Two Interior Head Impact labs send the heads of dummies into 60 different vehicle-roof points at 15 mph (24 km/h), capturing data used to engineer headliners that reduce the risk of injury in a collision.
Two Occupant Out-of-Position test areas provide data to design airbags and seatbelts.
The jewel of the facility is the new Servo-Hydraulic Reverse Crash Simulator. The “servo sled” is the only one in the world able to simulate five collision scenarios.
It simulates a frontal impact at 35 mph (56 km/h) with and without pitch (where the nose of a vehicle bows and the end raises off the ground on impact) and rear impact and side impact from two different positions – all without destroying the test device that is fitted with “bucks” representing different vehicle lines.
Susan M. Cischke, vice president-environmental and safety engineering, says the results of advanced occupant testing done at the new safety center will be shared with the auto maker’s family of brands, complementing the work being done by safety leader Volvo Cars in Sweden.
My Comments:
(Phil Martens left Ford after the annoucement of appointing Field Martens as CEO, America in Octomber 2005)

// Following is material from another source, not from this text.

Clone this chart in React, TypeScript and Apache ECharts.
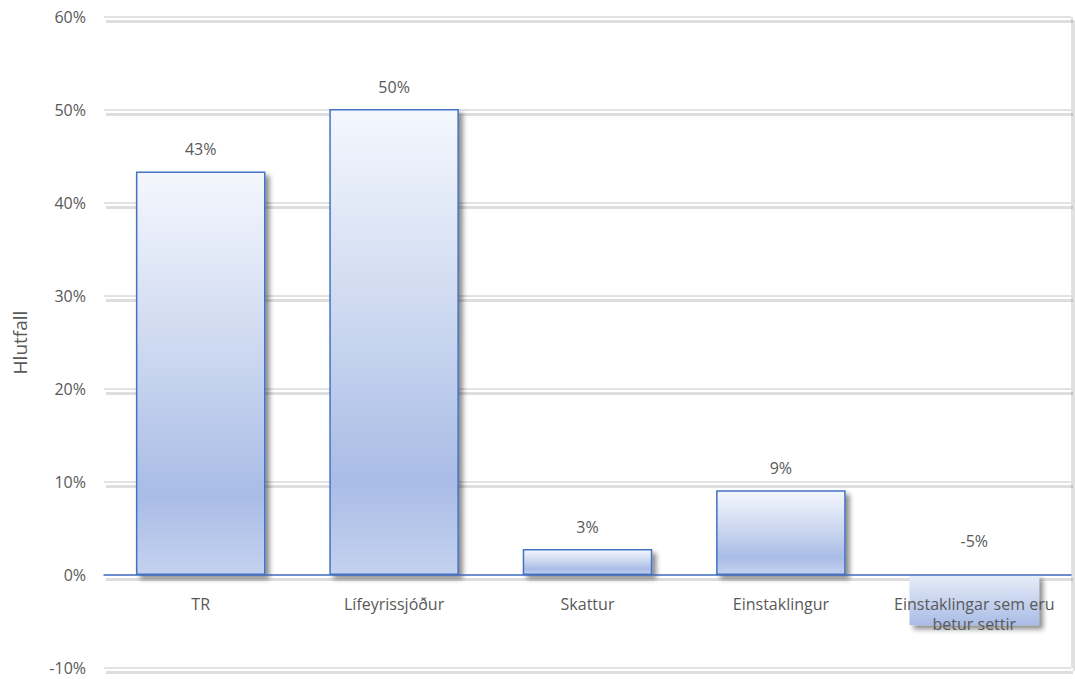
import React, { useEffect, useRef } from "react";
import * as echarts from "echarts";

const categories = ["TR", "Lífeyrissjóður", "Skattur", "Einstaklingur", "Einstaklingar sem eru\nbetur settir"];
const values = [43.4, 50.1, 2.8, 9.1, -5.4];
const yTicks = { min: -10, max: 60, interval: 10 };
const yAxisName = "Hlutfall";

const FONT = "'Open Sans', sans-serif";
const TEXT = "#595959";

export default function App() {
  const ref = useRef<HTMLDivElement>(null);
  useEffect(() => {
    if (!ref.current) return;
    const chart = echarts.init(ref.current, null, { renderer: "svg" });
    const posGrad = new echarts.graphic.LinearGradient(0, 0, 0, 1, [
      { offset: 0, color: "#f4f7fd" },
      { offset: 0.45, color: "#ccd8f0" },
      { offset: 0.8, color: "#a9bce6" },
      { offset: 1, color: "#c4d2ef" },
    ]);
    const negGrad = new echarts.graphic.LinearGradient(0, 0, 0, 1, [
      { offset: 0, color: "#e8edf8" },
      { offset: 1, color: "#a9bce6" },
    ]);
    const data = values.map((v) =>
      v < 0
        ? {
            value: v,
            itemStyle: { color: negGrad, borderWidth: 0 },
            label: { position: "insideTop", offset: [0, -56] },
          }
        : { value: v }
    );
    const W = 1075, H = 679;
    const top = 17, bottom = 11;
    const plotH = H - top - bottom;
    const zeroFromBottom = (plotH * (0 - yTicks.min)) / (yTicks.max - yTicks.min);
    const gridMain = { left: 104, right: 4, top, bottom, outerBoundsMode: "none", containLabel: false };
    const gridShadow = { left: 106, right: 2, top: top + 4, bottom: bottom - 4, outerBoundsMode: "none", containLabel: false };
    chart.setOption({
      animation: false,
      textStyle: { fontFamily: FONT },
      grid: [gridShadow, gridMain],
      graphic: [
        {
          type: "line",
          shape: { x1: W - 3, y1: top, x2: W - 3, y2: H - bottom },
          style: { stroke: "#d9d9d9", lineWidth: 1.5 },
          z: 0,
        },
        {
          type: "line",
          shape: { x1: W - 1, y1: top + 3, x2: W - 1, y2: H - bottom + 3 },
          style: { stroke: "rgba(0,0,0,0.12)", lineWidth: 2 },
          z: 0,
        },
      ],
      xAxis: [
        {
          type: "category",
          gridIndex: 0,
          data: categories,
          show: false,
        },
        {
          type: "category",
          gridIndex: 1,
          data: categories,
          z: 10,
          position: "bottom",
          offset: -zeroFromBottom,
          axisLine: { onZero: false, lineStyle: { color: "#4472c4", width: 1.5 } },
          axisTick: { show: false },
          axisLabel: {
            color: TEXT,
            fontSize: 16,
            margin: 19,
            lineHeight: 20,
            fontFamily: FONT,
            interval: 0,
            hideOverlap: false,
          },
        },
      ],
      yAxis: [
        {
          type: "value",
          gridIndex: 0,
          min: yTicks.min,
          max: yTicks.max,
          interval: yTicks.interval,
          axisLine: { show: false },
          axisTick: { show: false },
          axisLabel: { show: false },
          splitLine: { lineStyle: { color: "rgba(0,0,0,0.13)", width: 3 } },
        },
        {
          type: "value",
          gridIndex: 1,
          min: yTicks.min,
          max: yTicks.max,
          interval: yTicks.interval,
          name: yAxisName,
          nameLocation: "middle",
          nameRotate: 90,
          nameGap: 75,
          nameTextStyle: { color: TEXT, fontSize: 19, fontFamily: FONT },
          axisLine: { show: false },
          axisTick: { show: false },
          axisLabel: { color: TEXT, fontSize: 16, margin: 18, formatter: (v: number) => v + "%", fontFamily: FONT },
          splitLine: { lineStyle: { color: "#d9d9d9", width: 1.5 } },
        },
      ],
      series: [
        {
          type: "bar",
          xAxisIndex: 1,
          yAxisIndex: 1,
          data,
          barWidth: "67%",
          itemStyle: {
            color: posGrad,
            borderColor: "#4472c4",
            borderWidth: 1.5,
            shadowColor: "rgba(0,0,0,0.45)",
            shadowBlur: 5,
            shadowOffsetX: 4,
            shadowOffsetY: 4,
          },
          label: {
            show: true,
            position: "top",
            distance: 14,
            color: TEXT,
            fontSize: 16,
            fontFamily: FONT,
            formatter: (p: any) => Math.round(p.value) + "%",
          },
        },
      ],
    });
    return () => chart.dispose();
  }, []);
  return <div ref={ref} style={{ width: 1075, height: 679, position: "absolute", left: 0, top: 0, background: "#fff" }} />;
}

On process: It is the glue to hold the team together. It's the highway of information flow. It's should drive the culture change of a company when adopting a new product creation process. Like every company wide activities, top management should buy in to it. Only after the strong buy-in from the top get visible to the downstream of the corporate, an activity is able to be fruitful. Vehicle creation is a very complex process and need a lot of teams of specific expertise to be involved. A good process should be used to facilitate the corporation and streamline the communication in order to eliminate waste from the system, such as bad designing/engineering, late modifying, turf fighting, delaying, repeated data collection, etc. by doing the following,
Bringing all parts together lead by a powerful chief engineer
Avoiding segmentation
Clarifying the responsibilities
Standardizing the service and customer interfacing (eliminating being unambiguous, controlling the ramification and variance of information flow by shorting the route)
The ideal situation is like a living organic body. (Ok, my theory – living organic organization)

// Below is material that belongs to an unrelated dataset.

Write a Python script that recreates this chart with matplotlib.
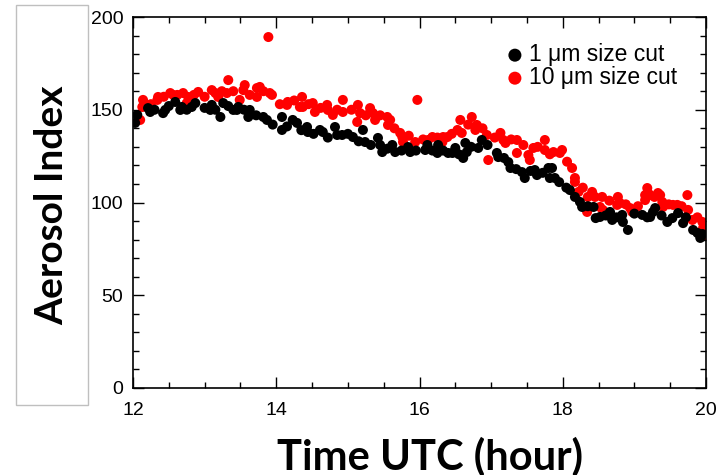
import matplotlib
matplotlib.use("Agg")
import matplotlib.pyplot as plt
from matplotlib.patches import Rectangle
from matplotlib.ticker import MultipleLocator

# ---- data ----
black_time = [12.03, 12.06, 12.21, 12.24, 12.42, 12.45, 12.59, 12.66, 12.68, 12.82,
              12.87, 13.08, 13.10, 13.22, 13.26, 13.40, 13.45, 13.47, 13.61, 13.63,
              13.82, 13.87, 14.08, 14.08, 14.23, 14.29, 14.43, 14.44, 14.61, 14.65,
              14.82, 14.85, 14.92, 15.07, 15.21, 15.24, 15.42, 15.45, 15.48, 15.62,
              15.66, 15.84, 15.87, 16.08, 16.11, 16.25, 16.26, 16.40, 16.46, 16.50,
              16.61, 16.64, 16.66, 16.82, 16.87, 17.08, 17.10, 17.24, 17.27, 17.43,
              17.47, 17.61, 17.64, 17.80, 17.82, 17.85, 17.89, 18.10, 18.24, 18.27,
              18.43, 18.46, 18.52, 18.66, 18.69, 18.83, 18.84, 18.91, 19.11, 19.22,
              19.26, 19.29, 19.46, 19.53, 19.61, 19.68, 19.82, 19.88, 19.92,
              12.30, 12.50, 12.75, 13.00, 13.15, 13.33, 13.55, 13.72, 13.95, 14.15,
              14.35, 14.52, 14.72, 15.00, 15.15, 15.32, 15.55, 15.75, 15.95, 16.18,
              16.33, 16.55, 16.72, 16.95, 17.18, 17.35, 17.55, 17.72, 17.95, 18.05,
              18.17, 18.35, 18.60, 18.75, 19.00, 19.18, 19.38, 19.72, 19.95]
black_ai = [142.9, 147.2, 150.9, 148.8, 148.2, 149.9, 154.2, 149.9, 151.5, 151.5,
            153.6, 149.9, 152.6, 146.1, 153.6, 149.9, 149.9, 151.5, 146.1, 149.9,
            146.1, 144.5, 146.1, 139.1, 144.5, 142.9, 140.7, 138.0, 139.1, 138.0,
            140.7, 136.4, 136.4, 135.3, 139.1, 132.6, 134.8, 131.0, 127.2, 131.0,
            127.2, 129.9, 127.2, 128.3, 131.0, 126.7, 131.0, 126.7, 126.7, 129.4,
            124.0, 132.1, 127.2, 129.4, 133.7, 126.7, 124.5, 121.8, 118.6, 116.4,
            113.2, 117.5, 114.8, 118.6, 113.2, 118.6, 113.2, 106.7, 100.3, 97.6,
            97.6, 91.6, 92.2, 94.9, 90.6, 93.3, 89.5, 85.2, 93.3, 92.2,
            94.9, 97.0, 89.5, 91.6, 94.3, 88.9, 85.2, 83.6, 80.9,
            150.0, 152.0, 150.0, 151.0, 150.0, 152.0, 150.0, 147.0, 142.0, 141.0,
            139.0, 137.0, 135.0, 137.0, 133.0, 131.0, 129.0, 128.0, 128.0, 128.0,
            128.0, 126.0, 130.0, 131.0, 124.0, 118.0, 117.0, 116.0, 111.0, 108.0,
            103.0, 98.0, 93.0, 92.0, 94.0, 92.0, 93.0, 92.0, 83.0]

red_time = [12.10, 12.13, 12.14, 12.34, 12.35, 12.52, 12.56, 12.70, 12.75, 12.77,
            12.91, 13.10, 13.15, 13.19, 13.31, 13.33, 13.49, 13.54, 13.56, 13.73,
            13.73, 13.77, 13.89, 13.91, 13.94, 14.15, 14.16, 14.33, 14.36, 14.37,
            14.51, 14.54, 14.71, 14.72, 14.79, 14.93, 14.93, 15.13, 15.14, 15.17,
            15.31, 15.35, 15.38, 15.55, 15.56, 15.59, 15.73, 15.76, 15.77, 15.94,
            15.97, 16.12, 16.18, 16.32, 16.33, 16.39, 16.53, 16.57, 16.59, 16.73,
            16.78, 16.80, 16.94, 16.96, 17.13, 17.17, 17.20, 17.36, 17.36, 17.52,
            17.54, 17.59, 17.75, 17.75, 17.87, 17.96, 17.99, 18.13, 18.17, 18.17,
            18.22, 18.34, 18.35, 18.41, 18.52, 18.55, 18.56, 18.76, 18.77, 18.80,
            18.94, 18.97, 19.15, 19.15, 19.18, 19.19, 19.22, 19.33, 19.36, 19.39,
            19.40, 19.54, 19.60, 19.74, 19.75, 19.81, 19.95, 19.96, 19.99,
            12.25, 12.43, 12.62, 12.85, 13.00, 13.24, 13.40, 13.63, 13.82, 14.05,
            14.25, 14.45, 14.62, 14.85, 15.05, 15.25, 15.45, 15.65, 15.85, 16.05,
            16.25, 16.45, 16.68, 16.88, 17.05, 17.28, 17.45, 17.65, 17.82, 18.06,
            18.28, 18.45, 18.65, 18.88, 19.05, 19.28, 19.48, 19.66, 19.88]
red_ai = [144.5, 151.5, 155.3, 155.3, 156.9, 159.0, 158.0, 159.0, 153.6, 156.9,
          159.6, 160.6, 159.0, 156.9, 159.0, 166.0, 155.3, 160.6, 163.3, 161.7,
          156.9, 162.3, 189.2, 159.0, 158.0, 152.6, 154.2, 151.5, 156.9, 151.5,
          153.6, 148.8, 152.6, 149.9, 147.2, 155.3, 148.8, 143.4, 152.6, 148.2,
          150.9, 148.2, 144.5, 146.1, 141.8, 144.5, 137.5, 135.3, 132.6, 132.6,
          155.3, 133.7, 135.3, 132.6, 135.3, 135.3, 139.1, 144.5, 137.5, 146.1,
          139.1, 141.8, 136.4, 122.9, 137.5, 133.7, 132.1, 133.7, 126.7, 125.6,
          122.9, 129.4, 133.7, 128.3, 127.2, 126.7, 128.3, 118.6, 113.2, 111.1,
          105.7, 94.9, 103.0, 105.7, 97.6, 103.0, 96.0, 98.7, 103.0, 99.7,
          97.0, 94.9, 101.3, 104.0, 107.8, 105.1, 104.0, 105.1, 104.0, 100.3,
          97.6, 98.7, 98.7, 104.0, 96.0, 90.6, 89.5, 86.3, 82.5,
          153.0, 157.0, 158.0, 158.0, 157.0, 160.0, 160.0, 158.0, 160.0, 153.0,
          155.0, 153.0, 151.0, 150.0, 150.0, 147.0, 147.0, 140.0, 136.0, 134.0,
          135.0, 137.0, 142.0, 140.0, 135.0, 134.0, 131.0, 130.0, 126.0, 122.0,
          108.0, 103.0, 101.0, 99.0, 98.0, 103.0, 99.0, 98.0, 92.0]

series_labels = ["1 \u03bcm size cut", "10 \u03bcm size cut"]
x_ticks = [12, 14, 16, 18, 20]
y_ticks = [0, 50, 100, 150, 200]

# ---- figure ----
fig = plt.figure(figsize=(7.19, 4.75), dpi=100)
fig.patch.set_facecolor("white")
ax = fig.add_axes([133/719, 1 - 388/475, (706-133)/719, (388-17)/475])

ax.scatter(black_time, black_ai, s=52, color="black", edgecolors="none", zorder=3,
           label=series_labels[0])
ax.scatter(red_time, red_ai, s=52, color="#ff0000", edgecolors="none", zorder=2,
           label=series_labels[1])

ax.set_xlim(12, 20)
ax.set_ylim(0, 200)
ax.set_xticks(x_ticks)
ax.set_yticks(y_ticks)
ax.xaxis.set_minor_locator(MultipleLocator(0.5))
ax.yaxis.set_minor_locator(MultipleLocator(10))
ax.tick_params(which="both", direction="in", top=True, right=True, color="black",
               width=1.0, labelsize=14, pad=7)
ax.tick_params(axis="x", pad=10)
ax.tick_params(which="major", length=8)
ax.tick_params(which="minor", length=4)
for lab in ax.get_xticklabels() + ax.get_yticklabels():
    lab.set_fontfamily("Liberation Sans")
for sp in ax.spines.values():
    sp.set_linewidth(1.2)

leg = ax.legend(loc="upper right", bbox_to_anchor=(0.985, 0.985), frameon=False,
                handletextpad=0.1, labelspacing=0.0, borderaxespad=0.5,
                markerscale=1.3, handlelength=1.0,
                prop={"family": "Liberation Sans", "size": 16.5})

# y-label box
fig.patches.append(Rectangle((16/719, 1 - 405/475), (88-16)/719, (405-5)/475,
                             transform=fig.transFigure, facecolor="white",
                             edgecolor="#bfbfbf", linewidth=1.0, zorder=0))
fig.text(52/719, 1 - 205/475, "Aerosol Index", rotation=90, ha="center",
         va="center", fontsize=28, fontweight="bold", family="Lato")
fig.text(430/719, 1 - 456/475, "Time UTC (hour)", ha="center", va="center",
         fontsize=30, fontweight="bold", family="Lato")

fig.savefig("out.png", dpi=100)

On tools: geometry creation – CATIA, used by Chrysler, Honda, Toyota(?), and European auto manufactures. A good geometry tool should be a good product life cycle management tool. To do this, it needs to have decent database management functionalities. It should also have basic functions of CAE. CATIA is the choice. A lot CAE tools have integrated into CATIA. In the future, a good engineer should be good at geometry creation and CAE simulation.

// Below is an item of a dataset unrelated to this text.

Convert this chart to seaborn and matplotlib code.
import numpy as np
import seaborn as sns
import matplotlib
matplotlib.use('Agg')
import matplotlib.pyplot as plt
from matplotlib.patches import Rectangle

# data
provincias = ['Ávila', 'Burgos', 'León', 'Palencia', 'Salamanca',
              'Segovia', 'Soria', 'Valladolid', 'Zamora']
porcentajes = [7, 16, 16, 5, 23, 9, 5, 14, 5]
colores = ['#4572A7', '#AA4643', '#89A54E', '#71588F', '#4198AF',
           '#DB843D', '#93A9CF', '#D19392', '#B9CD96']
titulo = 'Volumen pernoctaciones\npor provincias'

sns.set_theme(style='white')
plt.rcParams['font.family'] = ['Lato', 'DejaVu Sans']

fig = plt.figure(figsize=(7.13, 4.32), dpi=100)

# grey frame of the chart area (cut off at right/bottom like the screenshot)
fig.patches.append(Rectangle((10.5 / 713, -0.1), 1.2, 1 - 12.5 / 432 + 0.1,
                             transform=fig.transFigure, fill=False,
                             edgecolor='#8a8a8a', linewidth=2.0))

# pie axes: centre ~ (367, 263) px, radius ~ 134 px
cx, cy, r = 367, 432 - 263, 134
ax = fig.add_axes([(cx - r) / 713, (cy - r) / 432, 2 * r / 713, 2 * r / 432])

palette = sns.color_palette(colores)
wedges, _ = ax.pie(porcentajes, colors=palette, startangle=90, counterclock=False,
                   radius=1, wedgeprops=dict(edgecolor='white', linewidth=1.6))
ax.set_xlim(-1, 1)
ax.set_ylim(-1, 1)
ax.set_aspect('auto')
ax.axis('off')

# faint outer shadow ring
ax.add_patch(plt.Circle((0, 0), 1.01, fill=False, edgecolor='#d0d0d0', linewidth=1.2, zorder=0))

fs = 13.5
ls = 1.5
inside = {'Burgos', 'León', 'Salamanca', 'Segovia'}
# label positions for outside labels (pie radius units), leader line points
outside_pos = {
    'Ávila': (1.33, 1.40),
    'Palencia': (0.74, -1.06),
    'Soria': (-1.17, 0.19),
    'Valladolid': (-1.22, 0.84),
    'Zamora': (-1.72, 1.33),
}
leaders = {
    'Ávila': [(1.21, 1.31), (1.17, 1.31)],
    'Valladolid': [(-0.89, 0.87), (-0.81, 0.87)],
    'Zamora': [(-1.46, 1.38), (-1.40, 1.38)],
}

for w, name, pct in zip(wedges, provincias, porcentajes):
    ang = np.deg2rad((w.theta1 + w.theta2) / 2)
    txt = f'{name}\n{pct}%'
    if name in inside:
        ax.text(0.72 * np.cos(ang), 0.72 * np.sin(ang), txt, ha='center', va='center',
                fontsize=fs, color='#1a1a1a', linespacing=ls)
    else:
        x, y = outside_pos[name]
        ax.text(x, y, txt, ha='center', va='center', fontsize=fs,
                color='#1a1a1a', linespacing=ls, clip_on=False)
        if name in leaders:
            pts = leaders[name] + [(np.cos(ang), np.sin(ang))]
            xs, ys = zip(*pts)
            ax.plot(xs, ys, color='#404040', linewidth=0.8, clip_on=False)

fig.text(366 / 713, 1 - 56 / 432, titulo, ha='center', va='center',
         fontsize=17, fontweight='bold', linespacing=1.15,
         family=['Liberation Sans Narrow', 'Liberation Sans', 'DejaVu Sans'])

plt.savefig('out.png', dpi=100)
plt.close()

On people: The teams should have a strong sense of working toward a common goal – create a product customs love to have and company makes profits. Every member needs to be committed to the common goal. Don’t let the sense of goal get drying out downstream. Physically relocate all of the teams are not feasible economically, but relying on web technology, a virtual place should be created for a specific program. GPDS like process should be the backbone of it. A problem is how to balance the control of accessibility and sharing of information.